**SHORT PROBLEM:**
Go through the material and pull out every line with the string "this" in it.

**SUPPLIED DATA:**

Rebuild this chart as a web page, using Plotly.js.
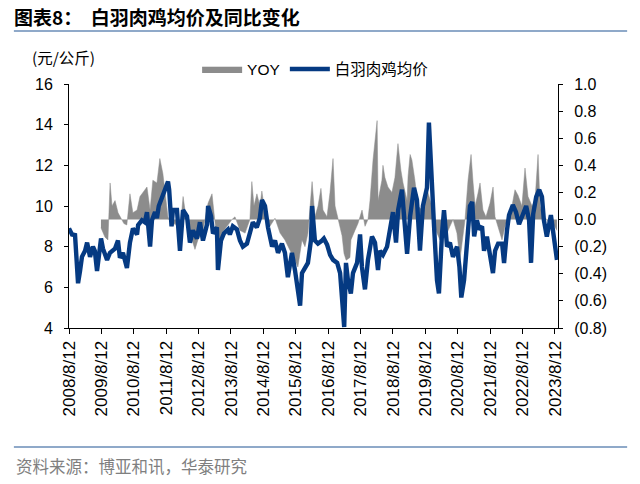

* * *

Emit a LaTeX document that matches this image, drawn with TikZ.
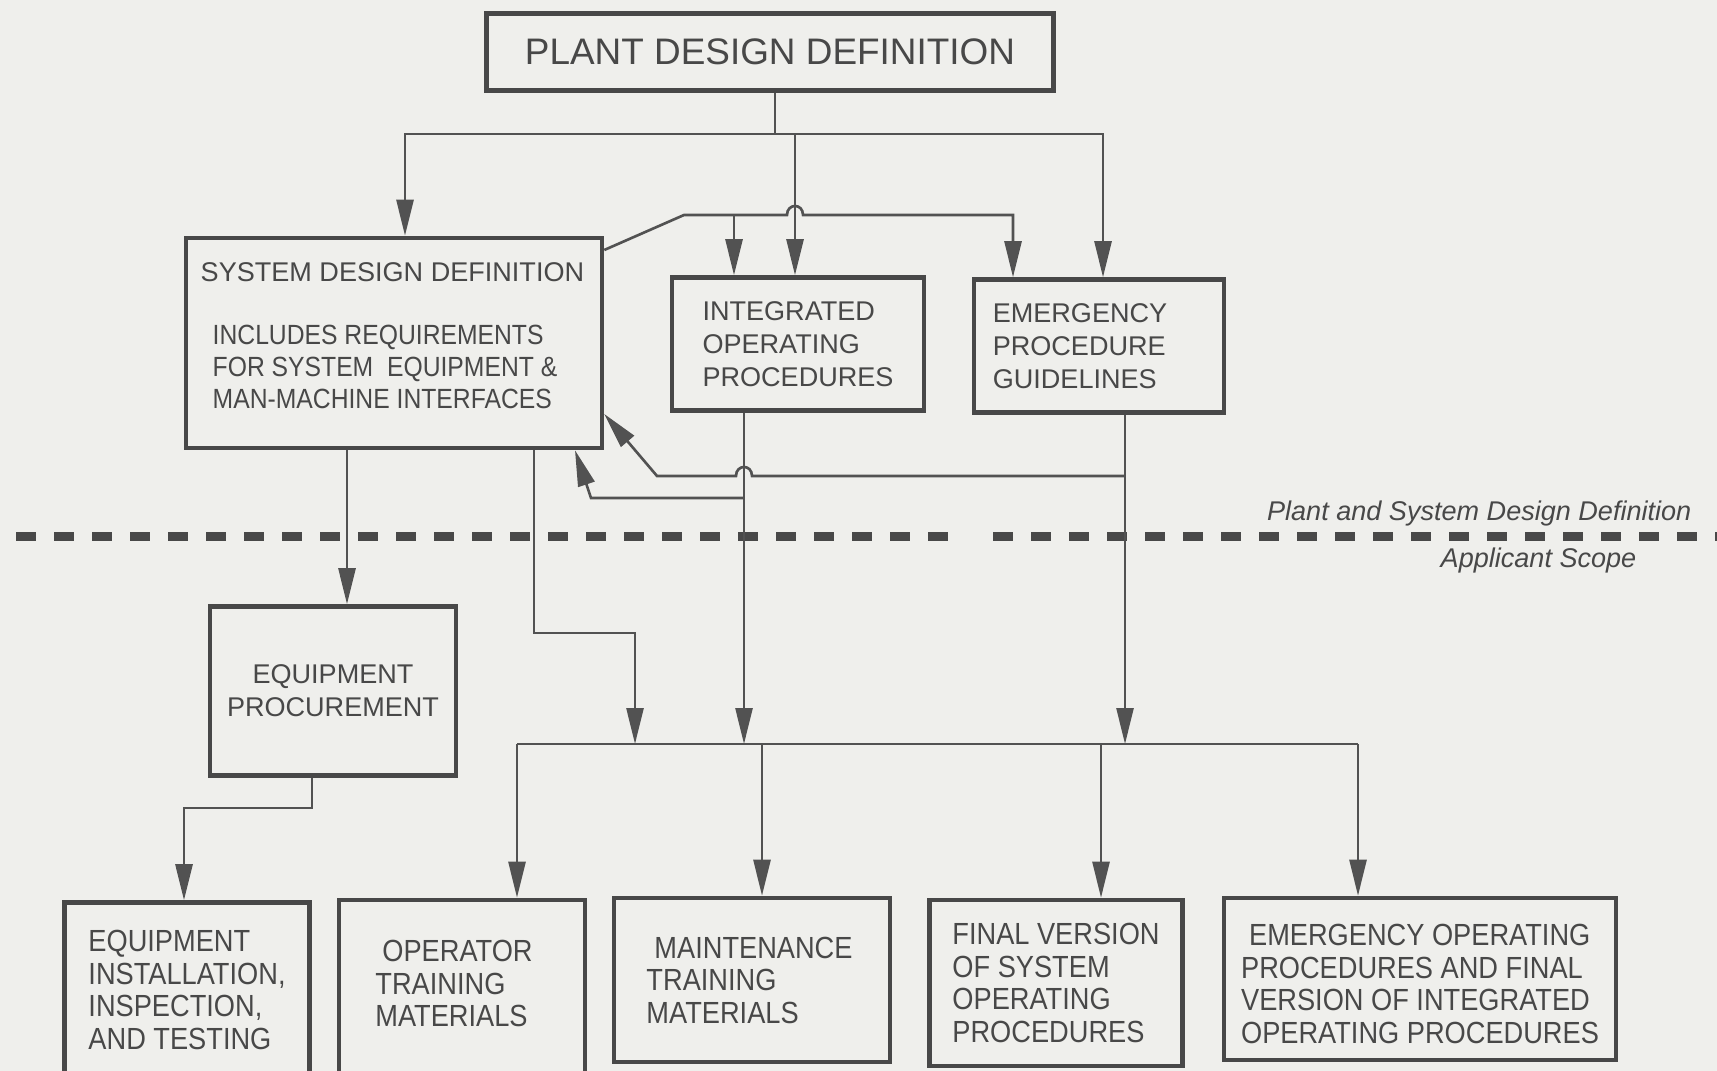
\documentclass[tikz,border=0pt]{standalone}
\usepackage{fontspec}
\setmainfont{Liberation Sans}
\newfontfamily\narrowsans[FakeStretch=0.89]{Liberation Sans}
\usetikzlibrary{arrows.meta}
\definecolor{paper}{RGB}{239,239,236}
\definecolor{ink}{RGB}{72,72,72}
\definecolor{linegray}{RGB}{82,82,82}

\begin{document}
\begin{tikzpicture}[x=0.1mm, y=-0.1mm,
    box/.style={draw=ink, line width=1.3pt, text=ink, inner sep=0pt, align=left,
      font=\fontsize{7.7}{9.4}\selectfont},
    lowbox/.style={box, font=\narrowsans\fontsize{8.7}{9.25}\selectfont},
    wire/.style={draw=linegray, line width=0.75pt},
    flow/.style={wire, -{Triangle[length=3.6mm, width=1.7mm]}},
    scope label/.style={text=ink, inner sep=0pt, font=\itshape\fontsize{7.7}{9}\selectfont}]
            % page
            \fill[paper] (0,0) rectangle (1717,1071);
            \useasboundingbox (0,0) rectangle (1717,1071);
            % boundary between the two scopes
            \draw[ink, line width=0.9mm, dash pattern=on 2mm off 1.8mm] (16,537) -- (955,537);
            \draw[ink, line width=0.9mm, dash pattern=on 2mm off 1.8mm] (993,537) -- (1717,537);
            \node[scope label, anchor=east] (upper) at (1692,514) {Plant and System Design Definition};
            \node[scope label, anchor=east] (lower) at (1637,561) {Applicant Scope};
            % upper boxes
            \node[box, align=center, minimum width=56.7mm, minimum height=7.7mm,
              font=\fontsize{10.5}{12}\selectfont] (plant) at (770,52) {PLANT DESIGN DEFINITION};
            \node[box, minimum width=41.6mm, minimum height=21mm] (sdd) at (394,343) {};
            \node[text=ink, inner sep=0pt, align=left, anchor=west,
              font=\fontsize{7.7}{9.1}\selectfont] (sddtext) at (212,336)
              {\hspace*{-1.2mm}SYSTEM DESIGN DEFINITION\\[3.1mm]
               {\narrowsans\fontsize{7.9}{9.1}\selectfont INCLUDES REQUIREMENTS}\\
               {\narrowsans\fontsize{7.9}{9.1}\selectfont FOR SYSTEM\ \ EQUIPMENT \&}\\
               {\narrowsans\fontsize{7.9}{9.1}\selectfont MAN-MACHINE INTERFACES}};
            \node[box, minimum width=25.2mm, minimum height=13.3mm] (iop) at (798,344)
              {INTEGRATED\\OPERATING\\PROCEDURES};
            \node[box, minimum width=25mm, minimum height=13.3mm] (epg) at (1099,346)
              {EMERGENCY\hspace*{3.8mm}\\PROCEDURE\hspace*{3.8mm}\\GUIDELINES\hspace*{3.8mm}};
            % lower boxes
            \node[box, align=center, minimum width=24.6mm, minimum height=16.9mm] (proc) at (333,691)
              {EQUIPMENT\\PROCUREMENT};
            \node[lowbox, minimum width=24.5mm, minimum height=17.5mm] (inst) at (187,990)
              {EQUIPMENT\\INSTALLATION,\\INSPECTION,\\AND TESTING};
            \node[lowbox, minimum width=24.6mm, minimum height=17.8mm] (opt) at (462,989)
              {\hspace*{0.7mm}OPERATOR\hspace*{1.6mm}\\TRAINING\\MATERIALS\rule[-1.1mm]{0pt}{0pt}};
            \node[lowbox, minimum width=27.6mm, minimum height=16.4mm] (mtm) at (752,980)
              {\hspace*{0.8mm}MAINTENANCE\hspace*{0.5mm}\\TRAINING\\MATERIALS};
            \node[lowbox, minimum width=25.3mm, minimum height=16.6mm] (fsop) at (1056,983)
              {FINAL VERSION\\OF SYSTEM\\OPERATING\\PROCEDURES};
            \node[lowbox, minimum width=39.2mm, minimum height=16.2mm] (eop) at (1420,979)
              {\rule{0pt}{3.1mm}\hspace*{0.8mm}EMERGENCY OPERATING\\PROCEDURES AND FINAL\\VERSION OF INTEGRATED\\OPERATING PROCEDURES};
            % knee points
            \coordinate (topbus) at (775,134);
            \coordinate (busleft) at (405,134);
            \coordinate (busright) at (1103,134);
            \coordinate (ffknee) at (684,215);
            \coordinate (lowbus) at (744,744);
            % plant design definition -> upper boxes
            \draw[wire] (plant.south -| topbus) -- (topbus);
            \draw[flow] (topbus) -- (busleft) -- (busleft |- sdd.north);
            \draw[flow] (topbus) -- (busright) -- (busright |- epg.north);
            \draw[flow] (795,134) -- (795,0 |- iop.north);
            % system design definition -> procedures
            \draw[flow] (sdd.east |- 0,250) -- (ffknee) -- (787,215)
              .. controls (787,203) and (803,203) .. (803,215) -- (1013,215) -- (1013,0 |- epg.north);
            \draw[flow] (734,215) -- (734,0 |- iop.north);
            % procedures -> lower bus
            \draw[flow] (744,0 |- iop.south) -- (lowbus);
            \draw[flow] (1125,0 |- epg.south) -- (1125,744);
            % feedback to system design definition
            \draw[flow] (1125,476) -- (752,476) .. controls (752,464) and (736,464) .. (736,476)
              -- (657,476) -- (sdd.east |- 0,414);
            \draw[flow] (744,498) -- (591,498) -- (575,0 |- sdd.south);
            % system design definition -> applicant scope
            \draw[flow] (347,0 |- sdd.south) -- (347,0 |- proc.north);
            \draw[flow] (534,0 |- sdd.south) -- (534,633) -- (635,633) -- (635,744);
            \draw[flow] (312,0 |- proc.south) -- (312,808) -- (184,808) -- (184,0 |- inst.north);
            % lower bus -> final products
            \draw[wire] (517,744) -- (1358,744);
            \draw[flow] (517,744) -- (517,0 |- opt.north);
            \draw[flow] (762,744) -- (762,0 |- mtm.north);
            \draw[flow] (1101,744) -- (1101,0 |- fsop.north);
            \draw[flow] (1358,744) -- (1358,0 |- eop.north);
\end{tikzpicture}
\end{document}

**SOLUTION TO THE EXERCISE:**
Rebuild this chart as a web page, using Plotly.js.
Emit a LaTeX document that matches this image, drawn with TikZ.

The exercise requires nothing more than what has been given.